Feeding ministry shares Christ, provides hot meals for those who need help

Feeding ministry shares Christ, provides hot meals for those who need help

When Patricia Edwards started coordinating WEMO Café, she never expected just how much a homeless man named Troy would become a part of her life.

She never expected he would find purpose there, find Jesus there — and pass away there during one of their normal lunch shifts.

And she never imagined she would be the one whose voice was most prominent at his memorial service.

“A couple of years ago, Troy found us — someone on the street had told him about us,” Edwards said of WEMO Café, a ministry run by West Mobile Baptist Church.
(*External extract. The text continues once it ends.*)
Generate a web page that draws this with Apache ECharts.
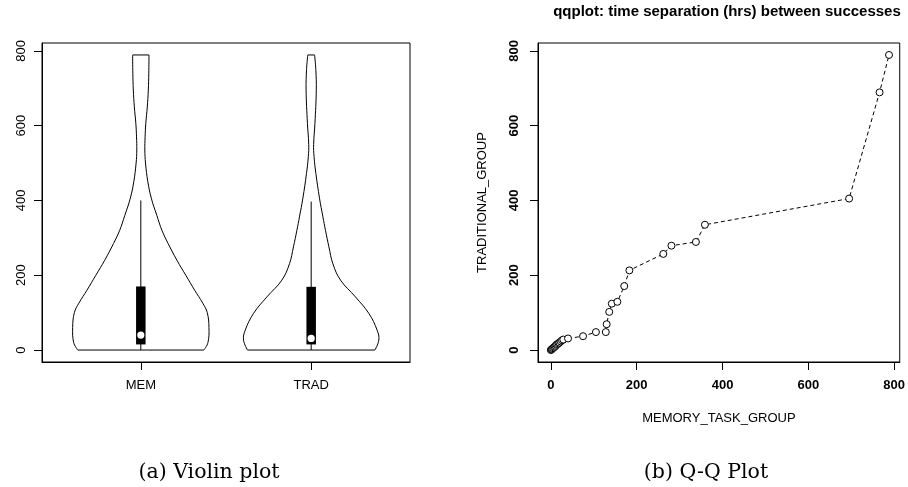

Every Thursday from 11 a.m. to 1 p.m., the volunteers of WEMO Café serve a hot lunch to anyone who comes through their doors at the Hangar, the church’s youth building. Anyone can eat, whether they can afford it or not. Volunteers are available to talk to diners, to pray with them or to simply socialize. The church also offers those who come a hot shower and clean towels, if that’s a need. If a person has money to contribute for lunch, a donation box is available. If not, everyone is welcome to eat anyway — they just ask for a little help with wiping down tables, folding towels or washing dishes.

And during the lunch, someone from the church comes and leads a Bible study.

“It’s a great ministry. We want to give people a hand up, not a handout,” Edwards said.

That’s exactly what happened with Troy.

From helped to helper

“We took him under our wing, he began to serve and he got saved,” she said. “We just talked about Jesus and the relationship we have with Jesus, and over time he came to trust us. Every Thursday, he had a purpose there at WEMO Café.”

He became a regular part of the volunteer staff, helping put out towels and even sparking the idea for a library.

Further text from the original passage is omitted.